There are two sets of components:

Control Plane components

These components are in charge of monitoring and responding to events in the cluster.

  • The API server (kube-apiserver) exposes a REST API and is what kubectl interacts with then you execute its commands. The other components also discover the state of the cluster via the API server.
  • The Controller Manager (kube-controller-manager) is the control loop that reconciles the cluster’s actual state with the desired state.
  • The Scheduler (kube-scheduler) assigns Pods unto nodes for them to run. There are many reasons why a pod may not be scheduled unto nodes and some of those reasons can have side effects, such as an automatic scale up of the cluster’s node pool. You will probably spend a lot of time figuring out the scheduler and looking at Pod event logs at some point or another.
  • etcd is the distributed key-value store used by most Kubernetes clusters.

Node components

These are components that run in each node and are used to realize the configurations sent out by the components in the control plane.

  • kubelet runs containers specified in Pod specs and monitors their health.
  • kube-proxy is a network proxy that implements part of the Kubernetes Service concept. It takes the network rules configured by the control plane components and applies them locally to the node’s IP routing rules. It has different modes of operation; there is a nice explanation here about its modes.
  • Container Runtime are what run the containers (eg. docker, containerd).

Kubernetes Resources

Kubernetes is a massive beast. Here are (almost) all the resources I am aware of as a developer5:

image Arrows indicate references to the target component.

Kubernetes In Action covers all of these objects and more.
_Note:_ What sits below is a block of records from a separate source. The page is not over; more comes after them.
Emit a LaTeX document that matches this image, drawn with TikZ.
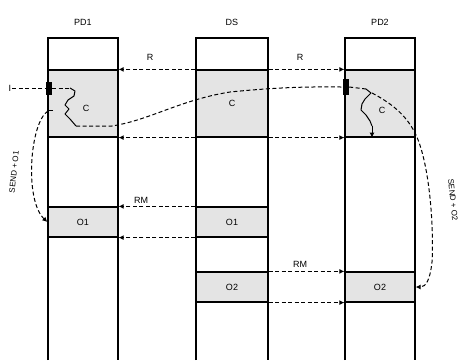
\documentclass[tikz,border=0pt]{standalone}
\usepackage{fontspec}
\setmainfont{Liberation Sans}
\usetikzlibrary{arrows.meta}
\definecolor{regiongray}{HTML}{E4E4E4}
\begin{document}
\begin{tikzpicture}[x=1pt,y=-1pt,
  col/.style={line width=1.2pt},
  region/.style={draw, line width=1.2pt, fill=regiongray, inner sep=0pt, minimum width=70pt, font=\fontsize{9}{10}\selectfont},
  dsh/.style={dash pattern=on 4pt off 2.5pt, line width=1pt},
  tipped/.style={-{Latex[length=5pt,width=5pt]}},
  lbl/.style={font=\fontsize{9}{10}\selectfont, inner sep=1pt},
  slbl/.style={font=\fontsize{8}{9}\selectfont, inner sep=0.5pt},
  blk/.style={fill=black, inner sep=0pt, minimum width=6pt},
  wig/.style={line width=1pt, line join=round}]
\useasboundingbox (0,0) rectangle (464,360);
% column headers
\node[lbl] (h1) at (83,22) {PD1};
\node[lbl] (h2) at (232,22) {DS};
\node[lbl] (h3) at (380,22) {PD2};
% gray regions and boxes
\node[region, minimum height=67pt] (g1) at (83,103.5) {};
\node[region, minimum height=67pt, minimum width=72pt] (g2) at (232,103.5) {C};
\node[region, minimum height=67pt] (g3) at (380,103.5) {};
\node[region, minimum height=30pt] (o1a) at (83,222) {O1};
\node[region, minimum height=30pt, minimum width=72pt] (o1b) at (232,222) {O1};
\node[region, minimum height=30pt, minimum width=72pt] (o2b) at (232,287) {O2};
\node[region, minimum height=30pt] (o2c) at (380,287) {O2};
% column outlines
\draw[col] (48,360) -- (48,38) -- (118,38) -- (118,360);
\draw[col] (196,360) -- (196,38) -- (268,38) -- (268,360);
\draw[col] (345,360) -- (345,38) -- (415,38) -- (415,360);
% R arrows
\draw[dsh,tipped] (g2.north west) -- (g1.north east);
\draw[dsh,tipped] (g2.north east) -- (g3.north west);
\node[lbl] (r1) at (150,57) {R};
\node[lbl] (r2) at (300,57) {R};
\draw[dsh,tipped] (g2.south west) -- (g1.south east);
\draw[dsh,tipped] (g2.south east) -- (g3.south west);
% RM arrows
\draw[dsh,tipped] (o1b.north west) -- (o1a.north east);
\node[lbl,fill=white] (rm1) at (141,200) {RM};
\draw[dsh,tipped] (o1b.south west) -- (o1a.south east);
\draw[dsh,tipped] (o2b.north east) -- (o2c.north west);
\node[lbl,fill=white] (rm2) at (300,264) {RM};
\draw[dsh,tipped] (o2b.south east) -- (o2c.south west);
% I and blocks
\node[blk, minimum height=13pt] (b1) at (49,88) {};
\node[blk, minimum height=16pt] (b3) at (346,87) {};
\node[lbl] (I) at (10,88) {I};
\draw[dsh] (I) -- (b1);
% PD1 C
\coordinate (z1s) at (70,88);
\coordinate (z1e) at (76,126);
\draw[dsh] (b1.east) -- (z1s);
\draw[wig] (z1s) -- (75,91) -- (74,96) -- (68,100) -- (65,105) -- (69,109) -- (65,114) -- (70,119) -- (z1e);
\node[lbl] (c1) at (86,108) {C};
\draw[dsh] (z1e) -- (112,126) .. controls (150,120) and (180,100) .. (230,92) .. controls (290,86) and (320,87) .. (b3.west);
% PD2 C
\coordinate (z3s) at (366,89);
\coordinate (z3e) at (372,126);
\draw[dsh] (b3.east) -- (z3s);
\draw[wig] (z3s) -- (371,93) -- (365,99) -- (362,104) -- (361,110) -- (366,115) -- (370,121) -- (z3e);
\draw[wig,tipped] (z3e) -- (g3.south -| z3e);
\node[lbl] (c3) at (382,110) {C};
% curve to O1 in PD1
\coordinate (l0) at (53,110);
\draw[wig] (l0) -- (48,110);
\draw[dsh,tipped] (48,111) .. controls (30,122) and (24,200) .. (o1a.west);
\node[slbl, rotate=84] (lab1) at (14,172) {SEND + O1};
% curve to O2 in PD2
\draw[dsh,tipped] (372,93) .. controls (395,105) and (408,118) .. (416,135) .. controls (430,165) and (434,230) .. (432,262) .. controls (430,280) and (426,287) .. (o2c.east);
\node[slbl, rotate=-84] (lab2) at (453,200) {SEND + O2};
\end{tikzpicture}
\end{document}
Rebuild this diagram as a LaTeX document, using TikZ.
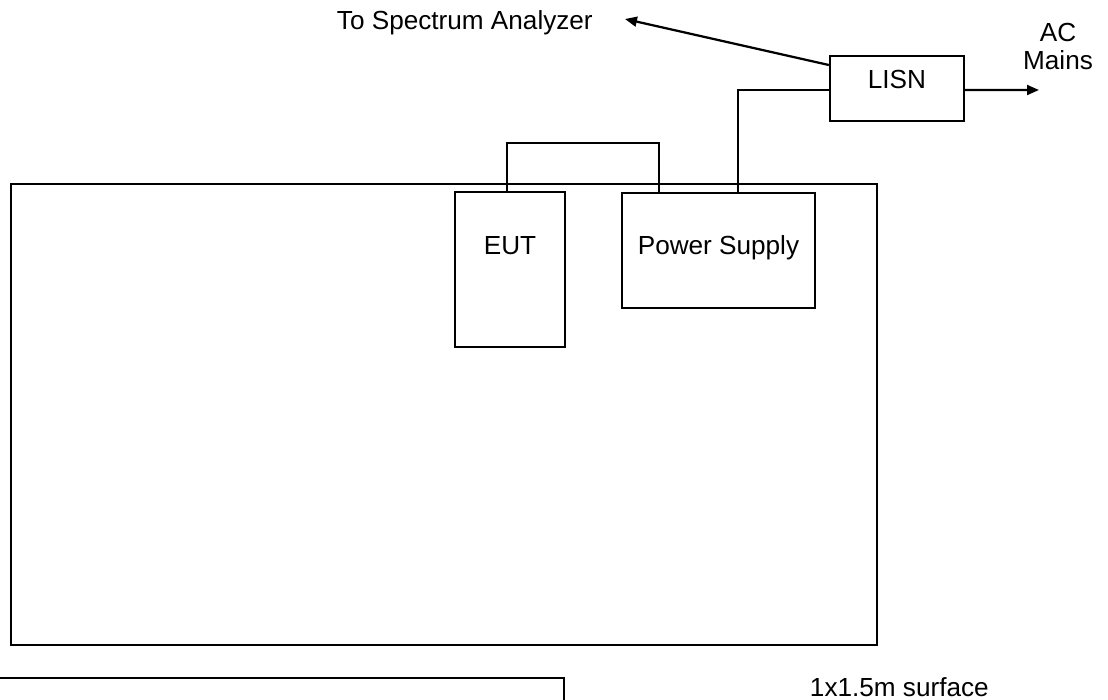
\documentclass[tikz,border=0pt]{standalone}
\usepackage{fontspec}
\setmainfont{Liberation Sans}
\usetikzlibrary{arrows.meta,calc,positioning}
\begin{document}
\begin{tikzpicture}[font=\fontsize{18.6}{20.2}\selectfont,
  box/.style={draw,line width=1.7pt,inner sep=0pt},
  wire/.style={line width=1.6pt},
  tip/.style={-{Triangle[length=8.5pt,width=7pt]}}]
\useasboundingbox (0,0) rectangle (27.7,-17.5);
\clip (0,0) rectangle (27.7,-17.5);
\node[box,line width=2pt,minimum width=21.65cm,minimum height=11.525cm] (table) at (11.1,-10.3625) {};
\node[box,minimum width=2.75cm,minimum height=3.875cm] (eut) at (12.75,-6.7375) {};
\node[anchor=base] (euttxt) at ([yshift=-1.6cm]eut.north) {EUT};
\node[box,minimum width=4.825cm,minimum height=2.875cm] (psu) at (17.9625,-6.2625) {};
\node[anchor=base] (psutxt) at ([yshift=-1.575cm]psu.north) {Power Supply};
\node[box,minimum width=3.35cm,minimum height=1.625cm] (lisn) at (22.425,-2.2125) {};
\node[anchor=base] (lisntxt) at ([yshift=-0.85cm]lisn.north) {LISN};
\node[anchor=base west] (spec) at (8.3,-0.75) {To Spectrum Analyzer};
\node[align=center,anchor=north] (mains) at (26.45,-0.45) {AC\\Mains};
\coordinate (sa) at (15.625,-0.475);
\coordinate (ac) at (25.975,-2.25);
% cables
\draw[wire] ([xshift=-0.08cm]eut.north) -- ++(0,1.2) -| ([xshift=0.95cm]psu.north west);
\draw[wire] ([xshift=2.925cm]psu.north west) |- ([yshift=-0.0375cm]lisn.west);
\draw[wire,tip] ([yshift=-0.0375cm]lisn.east) -- (ac);
\draw[wire,tip] ([yshift=0.5875cm]lisn.west) -- (sa);
\draw[line width=1.7pt] (-0.5,-16.95) rectangle (14.1,-18.5);
\node[anchor=base west] (surf) at (20.125,-17.4) {1x1.5m surface};
\end{tikzpicture}
\end{document}
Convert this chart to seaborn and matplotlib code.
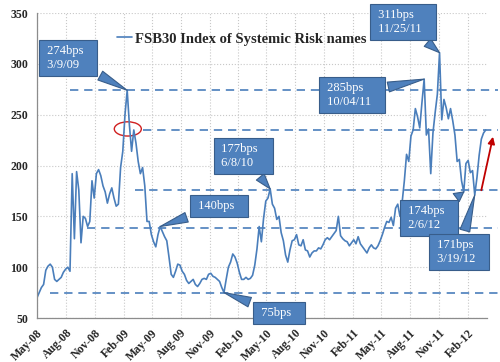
import matplotlib
matplotlib.use("Agg")
import matplotlib.pyplot as plt
import matplotlib.dates as mdates
from matplotlib.patches import Ellipse
import numpy as np
import pandas as pd
import seaborn as sns

# weekly readings of the index (bps), starting May 2008
values = [
    70, 75, 80, 83, 97, 101, 103, 100, 88, 86,
    88, 90, 95, 98, 100, 96, 192, 128, 194, 176,
    124, 150, 148, 140, 145, 185, 168, 192, 196, 190,
    180, 174, 163, 172, 178, 168, 160, 162, 198, 214,
    250, 274, 240, 214, 235, 222, 204, 192, 198, 180,
    145, 145, 132, 125, 120, 132, 140, 135, 130, 126,
    110, 93, 90, 96, 103, 102, 96, 93, 87, 84,
    86, 88, 83, 81, 84, 88, 89, 88, 93, 94,
    91, 90, 88, 86, 80, 75, 88, 100, 105, 113,
    110, 104, 95, 88, 88, 90, 88, 89, 92, 102,
    118, 140, 125, 148, 165, 168, 177, 162, 158, 147,
    150, 134, 126, 112, 105, 117, 126, 127, 132, 122,
    121, 127, 117, 116, 110, 114, 116, 116, 119, 118,
    122, 127, 129, 127, 130, 133, 136, 150, 131, 128,
    126, 125, 121, 124, 127, 123, 130, 123, 120, 117,
    114, 119, 122, 119, 118, 121, 126, 132, 139, 145,
    144, 149, 141, 158, 162, 150, 164, 185, 211, 204,
    229, 235, 256, 248, 237, 262, 285, 230, 236, 192,
    232, 252, 270, 311, 245, 265, 257, 246, 256, 244,
    230, 204, 206, 185, 174, 202, 205, 193, 195, 171,
    188, 210, 226, 232, 235,
]
dates = pd.date_range("2008-05-01", periods=len(values), freq="7D")
df = pd.DataFrame({"date": dates, "bps": values})

# horizontal reference levels and where each one starts
ref_levels = [274, 235, 176, 139, 75]
ref_starts = ["2008-08-14", "2009-04-03", "2009-03-09", "2008-10-07", "2008-06-11"]
ref_end = "2012-05-06"

# callouts: label, value of the point, week index of the point
callout_labels = ["274bps\n3/9/09", "311bps\n11/25/11", "285bps\n10/04/11",
                  "177bps\n6/8/10", "140bps", "75bps", "174bps\n2/6/12",
                  "171bps\n3/19/12"]
callout_values = [274, 311, 285, 177, 140, 75, 174, 171]
callout_weeks = [41, 183, 176, 106, 56, 85, 194, 199]
# box centres in figure pixels (from bottom left)
callout_boxes = [(68, 304), (403, 340), (352, 267), (243, 206),
                 (219, 156), (279, 49), (429, 144), (459, 110)]

tick_dates = pd.date_range("2008-05-01", "2012-02-01", freq="3MS")

sns.set_style("white")
plt.rcParams["font.family"] = ["Liberation Serif", "DejaVu Serif"]

blue = "#4A7EBB"
box_fc = "#4F81BD"
box_ec = "#385D8A"

fig = plt.figure(figsize=(5, 3.62), dpi=100)
ax = fig.add_axes([0.074, 0.1215, 0.9, 0.8425])

sns.lineplot(data=df, x="date", y="bps", ax=ax, color=blue, lw=1.2,
             label="FSB30 Index of Systemic Risk names")

ax.set_xlim(pd.Timestamp("2008-05-01"), pd.Timestamp("2012-04-02"))
ax.set_ylim(50, 350)
ax.set_yticks(np.arange(50, 351, 50))
ax.set_xticks(tick_dates)
ax.xaxis.set_major_formatter(mdates.DateFormatter("%b-%y"))
ax.set_xlabel("")
ax.set_ylabel("")
ax.grid(True, ls=":", color="#C8C8C8", lw=0.8)
for side in ["top", "right"]:
    ax.spines[side].set_visible(False)
for side in ["left", "bottom"]:
    ax.spines[side].set_color("#8C8C8C")
    ax.spines[side].set_linewidth(0.9)
ax.tick_params(axis="both", length=3, color="#8C8C8C", labelsize=8.5)
for lab in ax.get_yticklabels():
    lab.set_fontweight("bold")
for lab in ax.get_xticklabels():
    lab.set_fontweight("bold")
    lab.set_rotation(45)
    lab.set_ha("right")
    lab.set_rotation_mode("anchor")

for lvl, start in zip(ref_levels, ref_starts):
    ax.plot([pd.Timestamp(start), pd.Timestamp(ref_end)], [lvl, lvl],
            ls=(0, (5, 3.5)), color=blue, lw=1.2, clip_on=False)

for text, val, wk, box in zip(callout_labels, callout_values, callout_weeks, callout_boxes):
    padded = "\n".join(" " + ln + "   " for ln in text.split("\n"))
    ax.annotate(padded, xy=(dates[wk], val), xytext=box, textcoords="figure pixels",
                ha="center", va="center", multialignment="left", color="white",
                fontsize=9, linespacing=1.3, annotation_clip=False, zorder=5,
                bbox=dict(boxstyle="square,pad=0.4", fc=box_fc, ec=box_ec, lw=0.8),
                arrowprops=dict(arrowstyle="wedge,tail_width=0.8,shrink_factor=0.5",
                                fc=box_fc, ec=box_ec, lw=0.8, shrinkB=0))

# red highlight around the second level
ell = Ellipse((mdates.date2num(pd.Timestamp("2009-02-14")), 236), width=86, height=14,
              fill=False, ec="#D02020", lw=1.0)
ax.add_patch(ell)
ax.annotate("", xy=(pd.Timestamp("2012-04-23"), 231), xytext=(pd.Timestamp("2012-03-13"), 173),
            arrowprops=dict(arrowstyle="-|>", color="#C00000", lw=1.3), annotation_clip=False)

leg = ax.legend(loc="center left", bbox_to_anchor=(0.178, 0.915), frameon=False,
                handlelength=1.0, handletextpad=0.2, borderpad=0, borderaxespad=0,
                prop={"family": "Liberation Serif", "weight": "bold", "size": 10.5})

fig.savefig("out.png", dpi=100)
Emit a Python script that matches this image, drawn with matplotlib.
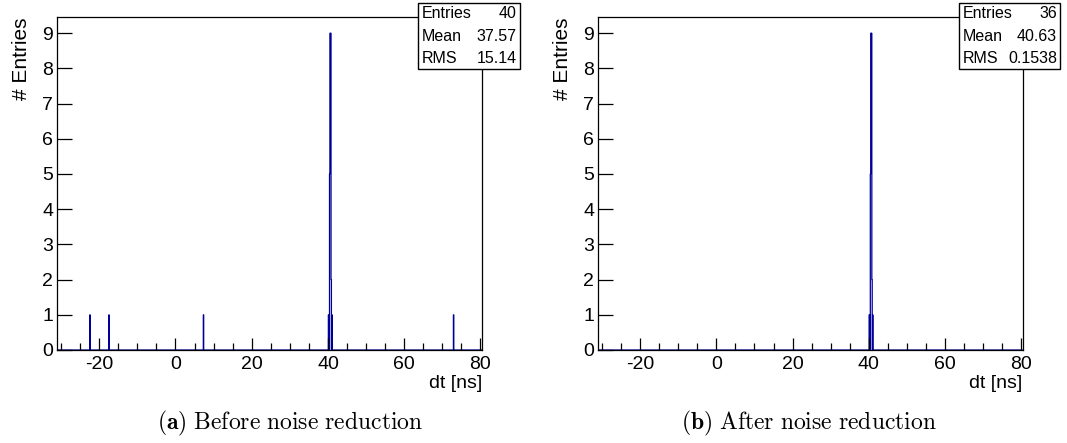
import numpy as np
import matplotlib
matplotlib.use("Agg")
import matplotlib.pyplot as plt
from matplotlib.ticker import MultipleLocator

plt.rcParams["font.family"] = ["Liberation Sans", "DejaVu Sans"]
plt.rcParams["mathtext.fontset"] = "cm"
plt.rcParams["axes.unicode_minus"] = False

# Time difference histogram, 0.1 ns bins
x_lo, x_hi, bin_w = -31.0, 80.4, 0.1

# Main coincidence peak (bin centre [ns] -> entries)
peak_dt = [40.15, 40.45, 40.55, 40.65, 40.75, 40.85, 41.05]
peak_n = [1, 5, 9, 9, 9, 2, 1]

# Uncorrelated noise hits removed by the noise reduction
noise_dt = [-22.45, -17.45, 7.35, 72.95]
noise_n = [1, 1, 1, 1]

stats_before = [("Entries", "40"), ("Mean", "37.57"), ("RMS", "15.14")]
stats_after = [("Entries", "36"), ("Mean", "40.63"), ("RMS", "0.1538")]

captions = [(r"$\mathbf{(a)}$", "Before noise reduction"),
            (r"$\mathbf{(b)}$", "After noise reduction")]

x_ticks = [-20, 0, 20, 40, 60, 80]
y_ticks = list(range(10))

edges = np.arange(x_lo, x_hi + bin_w / 2, bin_w)


def histogram(centres, weights):
    h, _ = np.histogram(centres, bins=edges, weights=weights)
    return h


h_before = histogram(peak_dt + noise_dt, peak_n + noise_n)
h_after = histogram(peak_dt, peak_n)

W, H = 1067, 443
fig = plt.figure(figsize=(W / 100, H / 100), dpi=100)

panels = [
    (57.3, 482.0, h_before, stats_before, 290),
    (598.3, 1022.7, h_after, stats_after, 809),
]
ax_top, ax_bot = 17.3, 350.0

line_col = "#000099"

for (px0, px1, hist, stats, cap_x), (cap_tag, cap_txt) in zip(panels, captions):
    ax = fig.add_axes([px0 / W, 1 - ax_bot / H, (px1 - px0) / W, (ax_bot - ax_top) / H])
    ax.stairs(hist, edges, baseline=0, color=line_col, linewidth=0.9)
    ax.set_xlim(x_lo, x_hi)
    ax.set_ylim(0, 9.45)
    ax.set_xticks(x_ticks)
    ax.set_yticks(y_ticks)
    ax.xaxis.set_minor_locator(MultipleLocator(5))
    ax.tick_params(axis="both", which="both", direction="in", top=False, right=False,
                   labelsize=14, width=0.9, color="black")
    ax.tick_params(axis="x", which="major", length=9, pad=4)
    ax.tick_params(axis="x", which="minor", length=5)
    ax.tick_params(axis="y", which="major", length=11, pad=3)
    for s in ax.spines.values():
        s.set_linewidth(0.9)
    ax.set_ylabel("# Entries", fontsize=15, loc="top", labelpad=8)
    ax.set_xlabel("dt [ns]", fontsize=14, loc="right", labelpad=2)

    # statistics box
    bx0, bx1, by0, by1 = px1 - 64.0, px1 + 37.5, 2.7, 69.3
    box = plt.Rectangle((bx0 / W, 1 - by1 / H), (bx1 - bx0) / W, (by1 - by0) / H,
                        transform=fig.transFigure, facecolor="white",
                        edgecolor="black", linewidth=1.0, zorder=5)
    fig.add_artist(box)
    for i, (name, val) in enumerate(stats):
        yy = 1 - (14.0 + 22.2 * i) / H
        fig.text((bx0 + 4) / W, yy, name, fontsize=11.5, va="center", ha="left", zorder=6)
        fig.text((bx1 - 3) / W, yy, val, fontsize=11.5, va="center", ha="right", zorder=6)

    fig.text(cap_x / W, 1 - 423 / H, cap_tag + r"$\ \mathrm{" + cap_txt.replace(" ", r"\ ") + "}$",
             fontsize=17, ha="center", va="center")

fig.savefig("out.png", dpi=100)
I am only going to gloss over a handful of the most important ones.

Namespace

Don’t let its distance and disconnection from other nodes in the diagram above mislead you: namespace is one of the most fundamental concepts in Kubernetes, as it lets developers and administrators separate different resources into logical groups. For example, environments such as dev, staging, and prod, can reside in different namespaces within the same K8S cluster. Another popular use of namespaces is to group resources belonging to applications with cross-cutting concerns.

Adding a connection to Namespace from every resource that references it would make the diagram unwieldy!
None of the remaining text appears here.